Watching the three daughters is a manageable task, but Sam’s real challenge is navigating the complex relationship between his two employers, David and his wife Dianne (Amanda Peet). Two wealthy, attractive creatives who live off of massive trust funds while pursuing their passions and raising their children in opulence shouldn’t have too many problems, but they’ve inevitably found ways to create a few. A beanie-loving rocker, David thinks that his life of lavish domesticity is keeping him from the life of hedonistic adventure he craves. Dianne sees him as inadequately sympathetic to the sense of purposeless that she feels after her acting career took a backseat to motherhood. Their marriage is a tinderbox, and Sam turns out to be the anxious, people-pleasing spark that lights the entire thing aflame.
The nervous manny isn’t most people’s idea of a sexy extramarital affair candidate, but he’s everything Dianne needs to wash the taste of David out of her mouth. He’s kind, empathetic, a great listener, and completely enamored with her in a way that the former movie star hasn’t felt in years. As the family prepares for a summer trip to Martha’s Vineyard with their extended family — and, naturally, Sam’s shrink — the two fall into an overly intimate friendship that exposes so many of the bonds holding up this family for the fantasies that they are.
A first-time writer-director, Shear has previously appeared in four Noah Baumbach movies (“Marriage Story,” “The Meyerowitz Stories,” “Mistress America,” and “While We’re Young”). And “Fantasy Life” wears that influence on its sleeve. A neurotic portrait of creative class New Yorkers who do everything in their power to drown out their own privilege with self-inflicted problems, “Fantasy Life” pulls from Baumbach as liberally as Baumbach pulled from Woody Allen. It doesn’t get any points for originality, but executes its premise adeptly enough to render that criticism irrelevant. The script is consistently honest and interesting without wading too far into cliches, and crisp editing ensures that scenes never last a sentence longer than they need to. And while “Fantasy Life” follows in the footsteps of artists who made careers out of anxious protagonists, its portrayal of anxiety demonstrates an understanding of the disorder that feels more modern than its predecessors.
Shear inhabits Sam with enough neuroses to make Alvy Singer look like George Clooney. There’s no way to spin his anxiety as charming, he’s just a man burdened by mental illness to the point where you begin to feel guilty for enjoying a film about his existence. The lack of an attempt at glamorization saves the film, and by the end you’re simultaneously grateful that you experienced the story and happy to never be responsible for this character’s problems ever again.

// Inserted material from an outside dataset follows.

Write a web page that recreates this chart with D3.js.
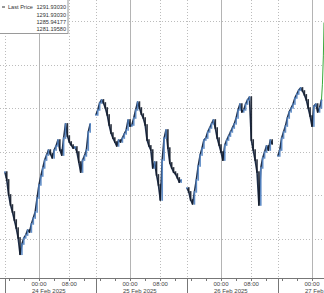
<!DOCTYPE html>
<html>
<head>
<meta charset="utf-8">
<script src="https://cdn.jsdelivr.net/npm/d3@7"></script>
<style>
  body { margin: 0; background: #fff; }
  svg { display: block; font-family: "Liberation Sans", Arial, sans-serif; }
</style>
</head>
<body>
<div class="main"></div>
<script>
// 30 minute bars, one array per session (each session opens 15:00)
const sessionStarts = ["2025-02-23T15:00", "2025-02-24T15:00", "2025-02-25T15:00", "2025-02-26T15:00"]

const session1 = [1285.07, 1284.71, 1284.02, 1283.56, 1283.24, 1282.87, 1282.50, 1282.05, 1281.30, 1281.77,
  1282.05, 1282.18, 1282.41, 1282.32, 1282.69, 1282.96, 1283.24, 1283.88, 1284.48, 1284.89,
  1285.26, 1285.62, 1285.85, 1286.08, 1285.90, 1285.72, 1286.08, 1286.27, 1286.54, 1286.08,
  1285.85, 1286.63, 1287.28, 1286.72, 1286.45, 1286.31, 1286.17, 1286.22, 1285.99, 1285.53,
  1285.07, 1285.62, 1285.81, 1286.08, 1286.91, 1287.28]

const session2 = [1287.69, 1287.92, 1288.24, 1288.38, 1288.24, 1288.01, 1287.69, 1287.23, 1286.86, 1286.63,
  1286.45, 1286.27, 1286.54, 1286.45, 1286.63, 1286.82, 1287.00, 1287.46, 1287.18, 1287.23,
  1287.55, 1287.92, 1288.28, 1288.01, 1287.73, 1287.55, 1287.23, 1286.54, 1286.27, 1286.08,
  1285.26, 1285.53, 1284.94, 1284.48, 1283.79, 1285.62, 1286.63, 1287.00, 1286.17, 1285.49,
  1285.26, 1285.07, 1284.98, 1284.80, 1284.61, 1284.71]

const session3 = [1284.34, 1284.16, 1283.79, 1283.61, 1284.16, 1284.71, 1285.35, 1285.85, 1286.17, 1286.54,
  1286.63, 1286.91, 1287.09, 1287.28, 1287.46, 1287.09, 1286.63, 1286.31, 1285.99, 1285.62,
  1286.31, 1286.54, 1286.72, 1286.91, 1287.09, 1287.28, 1287.55, 1287.92, 1288.19, 1287.83,
  1287.92, 1288.19, 1288.38, 1288.51, 1286.54, 1286.08, 1285.62, 1285.07, 1283.56, 1285.26,
  1285.72, 1285.99, 1286.27, 1286.08, 1286.54, 1286.36]

const session4 = [1285.81, 1286.08, 1286.63, 1286.91, 1287.18, 1287.55, 1287.83, 1288.01, 1288.19, 1288.47,
  1288.65, 1288.83, 1288.93, 1288.79, 1288.61, 1288.38, 1288.01, 1287.64, 1287.18, 1288.10,
  1288.19, 1287.83, 1288.01, 1288.38]

// live tail drawn in green
const tailTimes = ["2025-02-27T02:30", "2025-02-27T02:45", "2025-02-27T03:00", "2025-02-27T03:10"]
const tailValues = [1288.38, 1289.10, 1290.40, 1291.93]

const priceTicks = [1282, 1284, 1286, 1288, 1290, 1292]
const legendLabel = "Last Price"
const legendValues = ["1291.93030", "1291.93030", "1285.94177", "1281.19580"]

const width = 324
const height = 293
const plotBottom = 278

const parse = d3.timeParse("%Y-%m-%dT%H:%M")

const x = d3.scaleTime()
  .domain([parse("2025-02-23T13:43"), parse("2025-02-27T03:10")])
  .range([0, width])

const y = d3.scaleLinear()
  .domain([1282, 1292])
  .range([239, 21])

// build candles, open = previous close
const sessions = [session1, session2, session3, session4]
let bars = []
let paths = []
sessions.forEach((s, k) => {
  const t0 = parse(sessionStarts[k])
  const pts = []
  s.forEach((c, i) => {
    const o = i === 0 ? c : s[i - 1]
    const t = d3.timeMinute.offset(t0, 30 * i)
    bars.push({t: t, o: o, c: c})
    pts.push([t, c])
  })
  paths.push(pts)
})

const svg = d3.select(".main")
  .append("svg")
    .attr("width", width)
    .attr("height", height)

// horizontal grid
svg.append("g")
  .selectAll("line")
  .data(priceTicks)
  .join("line")
    .attr("x1", 0)
    .attr("x2", width)
    .attr("y1", d => Math.round(y(d)) + 0.5)
    .attr("y2", d => Math.round(y(d)) + 0.5)
    .attr("stroke", "#bcbcbc")
    .attr("stroke-dasharray", "1,2")

// vertical grid
const days = d3.timeDay.range(parse("2025-02-24T00:00"), parse("2025-02-28T00:00"))
const eights = days.map(d => d3.timeHour.offset(d, 8))
const seps = days.map(d => d3.timeHour.offset(d, -9))

const vgrid = svg.append("g")
vgrid.selectAll(".solid")
  .data(days)
  .join("line")
    .attr("class", "solid")
    .attr("x1", d => Math.round(x(d)) + 0.5)
    .attr("x2", d => Math.round(x(d)) + 0.5)
    .attr("y1", 0)
    .attr("y2", plotBottom)
    .attr("stroke", "#b4b4b4")

vgrid.selectAll(".dot")
  .data(eights.concat(seps))
  .join("line")
    .attr("class", "dot")
    .attr("x1", d => Math.round(x(d)) + 0.5)
    .attr("x2", d => Math.round(x(d)) + 0.5)
    .attr("y1", 0)
    .attr("y2", plotBottom)
    .attr("stroke", "#bcbcbc")
    .attr("stroke-dasharray", "1,2")

const line = d3.line().x(d => x(d[0])).y(d => y(d[1]))

// close line under the candles
svg.append("g")
  .selectAll("path")
  .data(paths)
  .join("path")
    .attr("fill", "none")
    .attr("stroke", "#1f2f4a")
    .attr("stroke-width", 1.6)
    .attr("stroke-linejoin", "round")
    .attr("d", line)

// candles
svg.append("g")
  .selectAll("rect")
  .data(bars)
  .join("rect")
    .attr("x", d => x(d.t) - 0.8)
    .attr("width", 1.6)
    .attr("y", d => Math.min(y(d.o), y(d.c)) - 0.8)
    .attr("height", d => Math.abs(y(d.o) - y(d.c)) + 1.6)
    .attr("fill", d => d.c >= d.o ? "#5283c2" : "#141c2a")
    .attr("opacity", 0.9)

// green tail
svg.append("path")
  .datum(tailTimes.map((t, i) => [parse(t), tailValues[i]]))
  .attr("fill", "none")
  .attr("stroke", "#3aa83a")
  .attr("stroke-width", 1)
  .attr("d", line)

// bottom axis
const axis = svg.append("g")
  .attr("transform", `translate(0, ${plotBottom})`)

axis.append("line")
  .attr("x1", 0)
  .attr("x2", width)
  .attr("y1", 0.5)
  .attr("y2", 0.5)
  .attr("stroke", "#777")

const smallTicks = d3.timeHour.every(4).range(x.domain()[0], x.domain()[1])
axis.selectAll(".small")
  .data(smallTicks)
  .join("line")
    .attr("class", "small")
    .attr("x1", d => Math.round(x(d)) + 0.5)
    .attr("x2", d => Math.round(x(d)) + 0.5)
    .attr("y1", 0)
    .attr("y2", 3)
    .attr("stroke", "#777")

axis.selectAll(".tall")
  .data(seps)
  .join("line")
    .attr("class", "tall")
    .attr("x1", d => Math.round(x(d)) + 0.5)
    .attr("x2", d => Math.round(x(d)) + 0.5)
    .attr("y1", 0)
    .attr("y2", height - plotBottom)
    .attr("stroke", "#777")

axis.selectAll(".hlab")
  .data(days.concat(eights).filter(d => x(d) < width - 6))
  .join("text")
    .attr("class", "hlab")
    .attr("x", d => x(d))
    .attr("y", 7.8)
    .attr("text-anchor", "middle")
    .attr("font-size", "6px")
    .attr("fill", "#444")
    .text(d3.timeFormat("%H:%M"))

axis.selectAll(".dlab")
  .data(days.filter(d => x(d) < width))
  .join("text")
    .attr("class", "dlab")
    .attr("x", d => x(d) - 7)
    .attr("y", 14.5)
    .attr("font-size", "6px")
    .attr("fill", "#444")
    .text(d3.timeFormat("%-d %b %Y"))

// legend box
const legend = svg.append("g")
legend.append("rect")
  .attr("x", -6)
  .attr("y", -1)
  .attr("width", 74)
  .attr("height", 34.5)
  .attr("fill", "#fff")
  .attr("stroke", "#9a9a9a")

legend.append("line")
  .attr("x1", 2)
  .attr("x2", 5)
  .attr("y1", 7)
  .attr("y2", 7)
  .attr("stroke", "#333")

legend.append("text")
  .attr("x", 8)
  .attr("y", 9.2)
  .attr("font-size", "5.6px")
  .attr("fill", "#333")
  .text(legendLabel)

legend.selectAll(".val")
  .data(legendValues)
  .join("text")
    .attr("class", "val")
    .attr("x", 66)
    .attr("y", (d, i) => 9.2 + i * 7.4)
    .attr("text-anchor", "end")
    .attr("font-size", "5.6px")
    .attr("fill", "#333")
    .text(d => d)
</script>
</body>
</html>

For a film whose setup promises salacious drama, “Fantasy Life” ends up being rather constrained in what it delivers. But the story never leaves us with a sense that anything is incomplete, as Shear eloquently portrays the ways that near-misses can still feel like cataclysmic life events. When so much of our lives are spent fantasizing about what could be, it eventually becomes impossible to separate the act from living itself.
Grade: B+
“Fantasy Life” premiered at SXSW 2025. It is currently seeking U.S. distribution.